__Work instructions__
Reproduce the material word for word; the images stay out.

__Raw data__
^^^^^^^^^^^^^^^^
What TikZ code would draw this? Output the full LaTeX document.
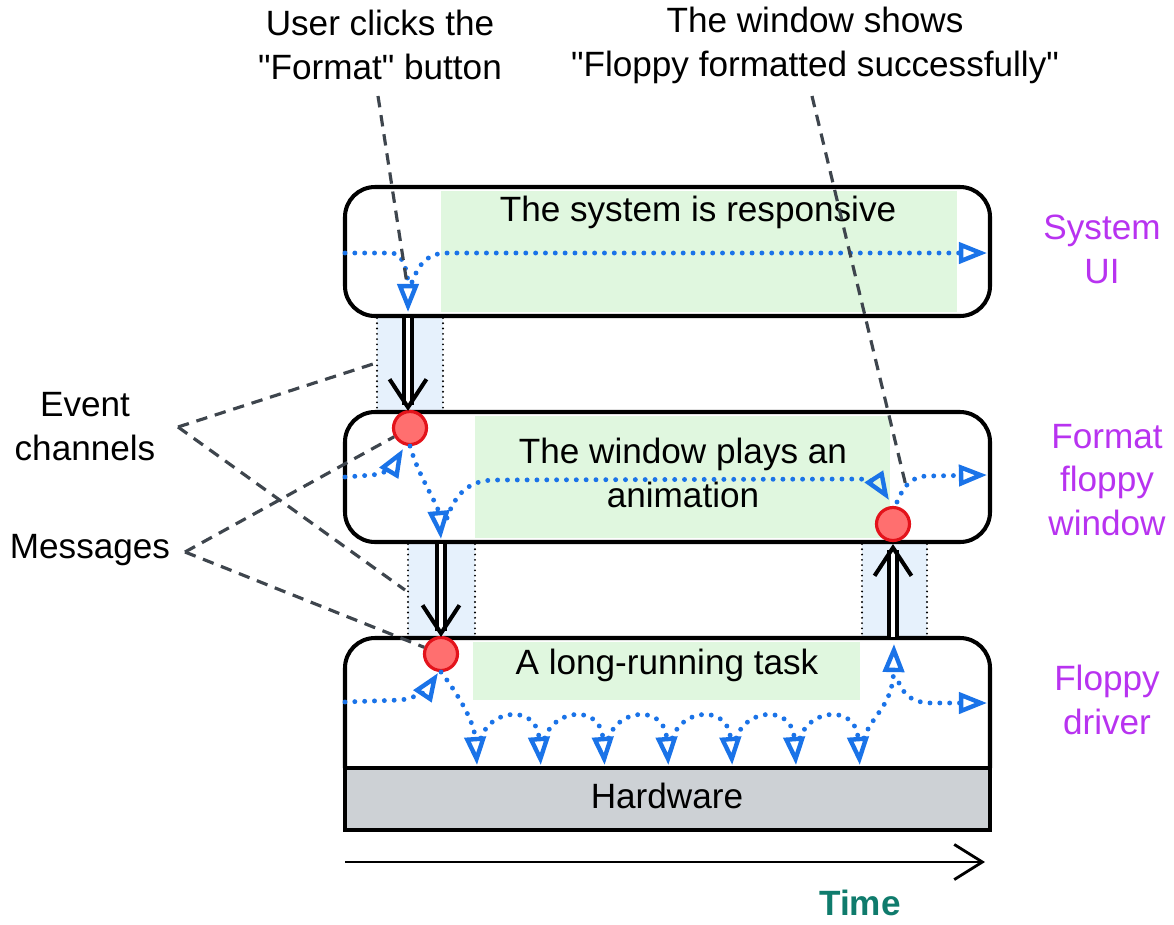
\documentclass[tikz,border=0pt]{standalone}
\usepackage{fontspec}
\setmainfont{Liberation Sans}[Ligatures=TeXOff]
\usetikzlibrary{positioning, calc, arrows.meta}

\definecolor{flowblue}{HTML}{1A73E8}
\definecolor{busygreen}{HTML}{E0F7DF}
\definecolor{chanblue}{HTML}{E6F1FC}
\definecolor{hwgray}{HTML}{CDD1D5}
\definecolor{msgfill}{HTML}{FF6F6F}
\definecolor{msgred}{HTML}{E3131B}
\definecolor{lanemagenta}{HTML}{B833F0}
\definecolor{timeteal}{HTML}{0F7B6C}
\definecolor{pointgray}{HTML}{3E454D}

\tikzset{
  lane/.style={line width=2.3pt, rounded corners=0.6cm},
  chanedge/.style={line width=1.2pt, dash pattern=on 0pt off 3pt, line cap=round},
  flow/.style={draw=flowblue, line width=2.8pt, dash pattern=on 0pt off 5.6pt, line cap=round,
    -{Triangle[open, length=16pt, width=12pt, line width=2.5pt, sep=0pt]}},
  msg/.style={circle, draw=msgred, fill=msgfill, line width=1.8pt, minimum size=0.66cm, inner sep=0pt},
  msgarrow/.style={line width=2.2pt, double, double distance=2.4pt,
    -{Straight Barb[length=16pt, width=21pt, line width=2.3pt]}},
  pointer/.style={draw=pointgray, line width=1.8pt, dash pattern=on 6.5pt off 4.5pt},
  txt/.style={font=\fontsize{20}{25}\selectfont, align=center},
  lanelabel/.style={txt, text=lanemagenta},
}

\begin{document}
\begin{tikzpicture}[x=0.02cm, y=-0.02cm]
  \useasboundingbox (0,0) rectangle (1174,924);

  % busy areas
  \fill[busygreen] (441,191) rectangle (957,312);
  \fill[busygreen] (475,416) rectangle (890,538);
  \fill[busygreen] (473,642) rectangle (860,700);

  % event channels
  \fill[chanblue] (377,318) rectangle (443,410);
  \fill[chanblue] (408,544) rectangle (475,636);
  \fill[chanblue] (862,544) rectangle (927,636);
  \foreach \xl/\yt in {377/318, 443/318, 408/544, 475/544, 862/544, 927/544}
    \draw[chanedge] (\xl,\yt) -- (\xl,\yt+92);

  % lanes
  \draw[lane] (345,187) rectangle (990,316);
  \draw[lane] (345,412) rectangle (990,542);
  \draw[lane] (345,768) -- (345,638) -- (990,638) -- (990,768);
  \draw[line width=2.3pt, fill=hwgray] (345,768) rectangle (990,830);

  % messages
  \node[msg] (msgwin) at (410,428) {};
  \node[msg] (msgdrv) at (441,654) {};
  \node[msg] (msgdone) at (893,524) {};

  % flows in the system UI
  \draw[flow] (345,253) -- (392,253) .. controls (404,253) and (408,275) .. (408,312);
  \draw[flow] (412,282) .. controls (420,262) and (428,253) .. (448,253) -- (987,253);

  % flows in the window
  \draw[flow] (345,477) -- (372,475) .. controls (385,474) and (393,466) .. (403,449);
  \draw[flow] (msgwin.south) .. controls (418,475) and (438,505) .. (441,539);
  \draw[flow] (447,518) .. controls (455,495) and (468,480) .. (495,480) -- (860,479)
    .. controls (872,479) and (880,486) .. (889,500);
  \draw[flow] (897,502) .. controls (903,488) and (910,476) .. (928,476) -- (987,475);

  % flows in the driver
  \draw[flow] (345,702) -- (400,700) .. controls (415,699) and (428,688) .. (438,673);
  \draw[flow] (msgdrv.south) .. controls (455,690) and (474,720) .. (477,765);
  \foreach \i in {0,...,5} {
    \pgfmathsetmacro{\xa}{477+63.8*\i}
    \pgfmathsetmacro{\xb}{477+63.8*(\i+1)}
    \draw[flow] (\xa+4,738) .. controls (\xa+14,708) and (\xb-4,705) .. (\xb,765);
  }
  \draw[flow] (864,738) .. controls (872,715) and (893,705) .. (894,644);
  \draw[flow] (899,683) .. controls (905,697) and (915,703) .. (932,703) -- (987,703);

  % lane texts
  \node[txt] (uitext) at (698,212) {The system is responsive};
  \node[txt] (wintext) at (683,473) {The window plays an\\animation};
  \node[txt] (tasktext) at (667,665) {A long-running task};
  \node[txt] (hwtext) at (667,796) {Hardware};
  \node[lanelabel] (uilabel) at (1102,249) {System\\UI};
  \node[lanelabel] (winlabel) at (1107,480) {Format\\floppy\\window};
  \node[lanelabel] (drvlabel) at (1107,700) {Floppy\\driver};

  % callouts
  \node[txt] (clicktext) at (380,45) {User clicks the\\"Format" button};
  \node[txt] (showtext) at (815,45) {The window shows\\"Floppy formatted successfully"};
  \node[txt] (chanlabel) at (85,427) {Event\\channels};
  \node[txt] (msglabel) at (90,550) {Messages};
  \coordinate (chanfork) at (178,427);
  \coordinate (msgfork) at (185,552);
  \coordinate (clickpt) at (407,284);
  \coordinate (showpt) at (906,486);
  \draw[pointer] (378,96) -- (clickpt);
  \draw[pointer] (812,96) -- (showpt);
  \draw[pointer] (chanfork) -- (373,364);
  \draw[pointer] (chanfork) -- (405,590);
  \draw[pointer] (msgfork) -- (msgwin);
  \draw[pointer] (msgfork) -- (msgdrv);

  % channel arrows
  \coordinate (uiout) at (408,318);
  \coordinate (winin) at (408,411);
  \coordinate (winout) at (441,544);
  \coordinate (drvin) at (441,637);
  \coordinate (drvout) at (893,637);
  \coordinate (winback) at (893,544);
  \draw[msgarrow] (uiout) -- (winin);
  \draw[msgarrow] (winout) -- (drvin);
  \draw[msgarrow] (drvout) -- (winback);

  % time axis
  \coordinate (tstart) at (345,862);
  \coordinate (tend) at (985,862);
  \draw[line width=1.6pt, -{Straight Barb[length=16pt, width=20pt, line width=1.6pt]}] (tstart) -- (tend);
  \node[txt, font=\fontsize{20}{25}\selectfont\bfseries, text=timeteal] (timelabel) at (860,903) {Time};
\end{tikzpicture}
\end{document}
^^^^^^^^^^^^^^^^
__Output for this exercise__
What TikZ code would draw this? Output the full LaTeX document.
\documentclass[tikz,border=0pt]{standalone}
\usepackage{fontspec}
\setmainfont{Liberation Sans}[Ligatures=TeXOff]
\usetikzlibrary{positioning, calc, arrows.meta}

\definecolor{flowblue}{HTML}{1A73E8}
\definecolor{busygreen}{HTML}{E0F7DF}
\definecolor{chanblue}{HTML}{E6F1FC}
\definecolor{hwgray}{HTML}{CDD1D5}
\definecolor{msgfill}{HTML}{FF6F6F}
\definecolor{msgred}{HTML}{E3131B}
\definecolor{lanemagenta}{HTML}{B833F0}
\definecolor{timeteal}{HTML}{0F7B6C}
\definecolor{pointgray}{HTML}{3E454D}

\tikzset{
  lane/.style={line width=2.3pt, rounded corners=0.6cm},
  chanedge/.style={line width=1.2pt, dash pattern=on 0pt off 3pt, line cap=round},
  flow/.style={draw=flowblue, line width=2.8pt, dash pattern=on 0pt off 5.6pt, line cap=round,
    -{Triangle[open, length=16pt, width=12pt, line width=2.5pt, sep=0pt]}},
  msg/.style={circle, draw=msgred, fill=msgfill, line width=1.8pt, minimum size=0.66cm, inner sep=0pt},
  msgarrow/.style={line width=2.2pt, double, double distance=2.4pt,
    -{Straight Barb[length=16pt, width=21pt, line width=2.3pt]}},
  pointer/.style={draw=pointgray, line width=1.8pt, dash pattern=on 6.5pt off 4.5pt},
  txt/.style={font=\fontsize{20}{25}\selectfont, align=center},
  lanelabel/.style={txt, text=lanemagenta},
}

\begin{document}
\begin{tikzpicture}[x=0.02cm, y=-0.02cm]
  \useasboundingbox (0,0) rectangle (1174,924);

  % busy areas
  \fill[busygreen] (441,191) rectangle (957,312);
  \fill[busygreen] (475,416) rectangle (890,538);
  \fill[busygreen] (473,642) rectangle (860,700);

  % event channels
  \fill[chanblue] (377,318) rectangle (443,410);
  \fill[chanblue] (408,544) rectangle (475,636);
  \fill[chanblue] (862,544) rectangle (927,636);
  \foreach \xl/\yt in {377/318, 443/318, 408/544, 475/544, 862/544, 927/544}
    \draw[chanedge] (\xl,\yt) -- (\xl,\yt+92);

  % lanes
  \draw[lane] (345,187) rectangle (990,316);
  \draw[lane] (345,412) rectangle (990,542);
  \draw[lane] (345,768) -- (345,638) -- (990,638) -- (990,768);
  \draw[line width=2.3pt, fill=hwgray] (345,768) rectangle (990,830);

  % messages
  \node[msg] (msgwin) at (410,428) {};
  \node[msg] (msgdrv) at (441,654) {};
  \node[msg] (msgdone) at (893,524) {};

  % flows in the system UI
  \draw[flow] (345,253) -- (392,253) .. controls (404,253) and (408,275) .. (408,312);
  \draw[flow] (412,282) .. controls (420,262) and (428,253) .. (448,253) -- (987,253);

  % flows in the window
  \draw[flow] (345,477) -- (372,475) .. controls (385,474) and (393,466) .. (403,449);
  \draw[flow] (msgwin.south) .. controls (418,475) and (438,505) .. (441,539);
  \draw[flow] (447,518) .. controls (455,495) and (468,480) .. (495,480) -- (860,479)
    .. controls (872,479) and (880,486) .. (889,500);
  \draw[flow] (897,502) .. controls (903,488) and (910,476) .. (928,476) -- (987,475);

  % flows in the driver
  \draw[flow] (345,702) -- (400,700) .. controls (415,699) and (428,688) .. (438,673);
  \draw[flow] (msgdrv.south) .. controls (455,690) and (474,720) .. (477,765);
  \foreach \i in {0,...,5} {
    \pgfmathsetmacro{\xa}{477+63.8*\i}
    \pgfmathsetmacro{\xb}{477+63.8*(\i+1)}
    \draw[flow] (\xa+4,738) .. controls (\xa+14,708) and (\xb-4,705) .. (\xb,765);
  }
  \draw[flow] (864,738) .. controls (872,715) and (893,705) .. (894,644);
  \draw[flow] (899,683) .. controls (905,697) and (915,703) .. (932,703) -- (987,703);

  % lane texts
  \node[txt] (uitext) at (698,212) {The system is responsive};
  \node[txt] (wintext) at (683,473) {The window plays an\\animation};
  \node[txt] (tasktext) at (667,665) {A long-running task};
  \node[txt] (hwtext) at (667,796) {Hardware};
  \node[lanelabel] (uilabel) at (1102,249) {System\\UI};
  \node[lanelabel] (winlabel) at (1107,480) {Format\\floppy\\window};
  \node[lanelabel] (drvlabel) at (1107,700) {Floppy\\driver};

  % callouts
  \node[txt] (clicktext) at (380,45) {User clicks the\\"Format" button};
  \node[txt] (showtext) at (815,45) {The window shows\\"Floppy formatted successfully"};
  \node[txt] (chanlabel) at (85,427) {Event\\channels};
  \node[txt] (msglabel) at (90,550) {Messages};
  \coordinate (chanfork) at (178,427);
  \coordinate (msgfork) at (185,552);
  \coordinate (clickpt) at (407,284);
  \coordinate (showpt) at (906,486);
  \draw[pointer] (378,96) -- (clickpt);
  \draw[pointer] (812,96) -- (showpt);
  \draw[pointer] (chanfork) -- (373,364);
  \draw[pointer] (chanfork) -- (405,590);
  \draw[pointer] (msgfork) -- (msgwin);
  \draw[pointer] (msgfork) -- (msgdrv);

  % channel arrows
  \coordinate (uiout) at (408,318);
  \coordinate (winin) at (408,411);
  \coordinate (winout) at (441,544);
  \coordinate (drvin) at (441,637);
  \coordinate (drvout) at (893,637);
  \coordinate (winback) at (893,544);
  \draw[msgarrow] (uiout) -- (winin);
  \draw[msgarrow] (winout) -- (drvin);
  \draw[msgarrow] (drvout) -- (winback);

  % time axis
  \coordinate (tstart) at (345,862);
  \coordinate (tend) at (985,862);
  \draw[line width=1.6pt, -{Straight Barb[length=16pt, width=20pt, line width=1.6pt]}] (tstart) -- (tend);
  \node[txt, font=\fontsize{20}{25}\selectfont\bfseries, text=timeteal] (timelabel) at (860,903) {Time};
\end{tikzpicture}
\end{document}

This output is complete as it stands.